Desde que impresionada la imaginación por la vaga melancolía ó la imponente hermosura de un lugar cualquiera, se lanzaba á construir con fantásticos materiales uno de esos poéticos recintos, último albergue de mis mortales despojos, hasta el punto aquel en que sentado al pie de la humilde tapia del cementerio de una aldea oscura, parecía como que se reposaba mi espíritu en su honda calma y se abrían mis ojos á la luz de la realidad de las cosas, ¡qué revolución tan radical y profunda no se ha hecho en todas mis ideas! ¡Cuántas tempestades silenciosas no han pasado por mi frente; cuántas ilusiones no se han secado en mialma; á cuántas historias de poesía no les he hallado una repugnante vulgaridad en el último capítulo! Mi corazón, á semejanza de nuestro globo, era como una masa incandescente y líquida, que poco á poco se va enfriando y endureciendo. Todavía queda algo que arde allá en lo más profundo, pero rara vez sale á la superficie. Las palabras amor, gloria, poesía, no me suenan al oído como me sonaban antes. ¡Vivir!... Seguramente que deseo vivir, porque la vida, tomándola tal como es, sin exageraciones ni engaños, no es tan mala como dicen algunos; pero vivir oscuro y dichoso en cuanto es posible, sin deseos, sin inquietudes, sin ambiciones, con esa felicidad de la planta que tiene á la mañana su gota de rocío y su rayo de sol; después un poco de tierra echada con respeto y que no apisonen y pateen los que sepultan por oficio; un poco de tierra blanda y floja que no ahogue ni oprima; cuatro ortigas, un cardo silvestre y alguna hierba que me cubra con su manto de raíces, y por último, un tapial que sirva para que no aren en aquel sitio, ni revuelvan los huesos.

He aquí hoy por hoy todo lo que ambiciono. Ser un comparsa en la inmensa comedia de la humanidad; y concluido mi papel de hacer bulto, meterme entre bastidores, sin que me silben ni me aplaudan, sin que nadie se aperciba siquiera de mi salida.

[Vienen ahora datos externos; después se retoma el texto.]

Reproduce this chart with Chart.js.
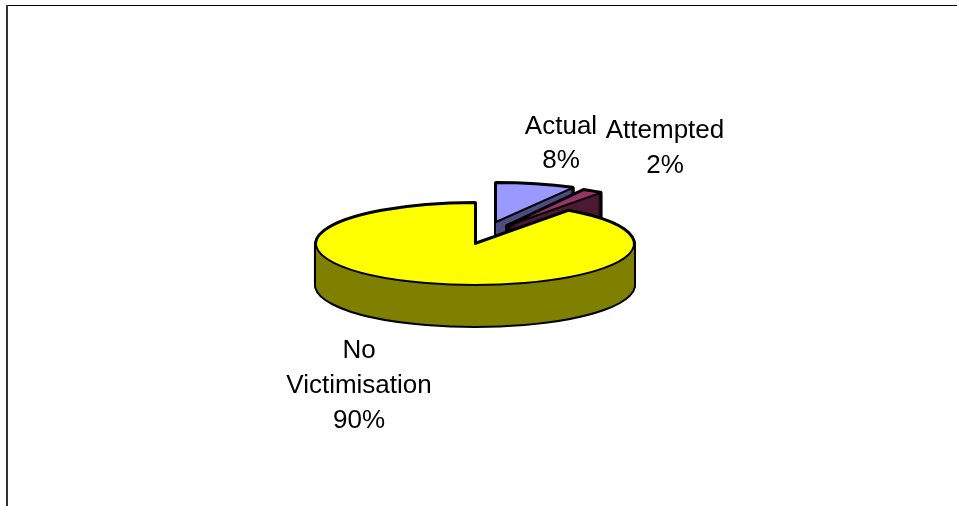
<!DOCTYPE html>
<html>
<head>
<meta charset="utf-8">
<style>html,body{margin:0;padding:0;background:#fff}canvas{display:block}</style>
<script src="https://cdn.jsdelivr.net/npm/chart.js@4/dist/chart.umd.js"></script>
</head>
<body>
<canvas id="c" width="957" height="506"></canvas>
<script>
const categories = ['Actual', 'Attempted', 'No Victimisation'];
const shares = [8, 2, 90];
const topColors = ['#9999FF', '#993366', '#FFFF00'];
const sideColors = ['#4D4D80', '#4D1A33', '#808000'];

// Layout of the tilted pie, in screen pixels
const CX = 475, CY = 244, RX = 159, DEPTH = 41;
const radiiY = [39, 41, 41];
const explode = [[21, -22], [32, -18], [0, 0]];
const FONT = '26px "Liberation Sans", Arial, sans-serif';

function opts(bg, border, width) {
  return {
    backgroundColor: bg, borderColor: border, borderWidth: width,
    borderAlign: 'center', borderDash: [], borderDashOffset: 0,
    borderJoinStyle: 'round', borderRadius: 0, circular: true,
    offset: 0, spacing: 0, angle: undefined
  };
}

function drawArc(ctx, el, ry, dx, dy, o) {
  const saved = el.options;
  el.options = o;
  ctx.save();
  ctx.translate(CX + dx, CY + dy);
  ctx.scale(RX / el.outerRadius, ry / el.outerRadius);
  ctx.translate(-el.x, -el.y);
  // keep the outline width even: stroke in untransformed space
  ctx.stroke = function () {
    const m = ctx.getTransform();
    ctx.setTransform(1, 0, 0, 1, 0, 0);
    CanvasRenderingContext2D.prototype.stroke.call(ctx);
    ctx.setTransform(m);
  };
  el.draw(ctx);
  delete ctx.stroke;
  ctx.restore();
  el.options = saved;
}

const tiltedPie = {
  id: 'tiltedPie',
  beforeDatasetsDraw(chart) {
    const ctx = chart.ctx;
    const arcs = chart.getDatasetMeta(0).data;
    arcs.forEach((el, i) => {
      const [ox, oy] = explode[i];
      const ry = radiiY[i];
      for (let d = DEPTH; d >= 0; d--) {
        drawArc(ctx, el, ry, ox, oy + d, opts('#000', '#000', 4));
      }
      for (let d = DEPTH; d >= 0; d--) {
        drawArc(ctx, el, ry, ox, oy + d, opts(sideColors[i], '#000', 0));
      }
      drawArc(ctx, el, ry, ox, oy, opts(topColors[i], '#000', 2));
    });
    return false;
  },
  afterDraw(chart) {
    const ctx = chart.ctx;
    ctx.save();
    // frame
    ctx.fillStyle = '#000';
    ctx.fillRect(6, 5, 951, 1);
    ctx.fillStyle = '#333';
    ctx.fillRect(6, 5, 2, 501);
    // labels
    ctx.fillStyle = '#000';
    ctx.font = FONT;
    ctx.textAlign = 'center';
    ctx.textBaseline = 'middle';
    const total = shares.reduce((a, b) => a + b, 0);
    const pct = i => Math.round(shares[i] / total * 100) + '%';
    ctx.fillText(categories[0], 561, 127);
    ctx.fillText(pct(0), 561, 161);
    ctx.fillText(categories[1], 665, 131);
    ctx.fillText(pct(1), 665, 166);
    const w = categories[2].split(' ');
    ctx.fillText(w[0], 359, 351);
    ctx.fillText(w[1], 359, 386);
    ctx.fillText(pct(2), 359, 421);
    ctx.restore();
  }
};

new Chart(document.getElementById('c'), {
  type: 'pie',
  data: {
    labels: categories,
    datasets: [{ data: shares, backgroundColor: topColors, borderColor: '#000', borderWidth: 2 }]
  },
  options: {
    responsive: false,
    animation: false,
    rotation: 0,
    plugins: { legend: { display: false }, tooltip: { enabled: false } }
  },
  plugins: [tiltedPie]
});
</script>
</body>
</html>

No obstante esta profunda indiferencia, se me resiste el pensar que podrían meterme preso en un ataúd formado con las cuatro tablas de un cajón de azúcar, en uno de los huecos de la estantería de una sacramental, para esperar allí la trompeta del juicio como empapelado, detrás de una lápida con una redondilla elogiando mis virtudes domésticas, é indicando precisamente el día y la hora de mi nacimiento y de mi muerte. Esta profunda é instintiva preocupación ha sobrevivido, no sin asombro por mi parte, á casi todas las que he ido abandonando en el curso de los años; pero al paso que voy, probablemente mañana no existirá tampoco; y entonces me será tan igual que me coloquen debajo de una pirámide egipcia, como que me aten una cuerda á los pies y me echen á un barranco como un perro.

Ello es que cada día voy creyendo más, que de lo que vale, de lo que es algo, no ha de quedar ni un átomo aquí.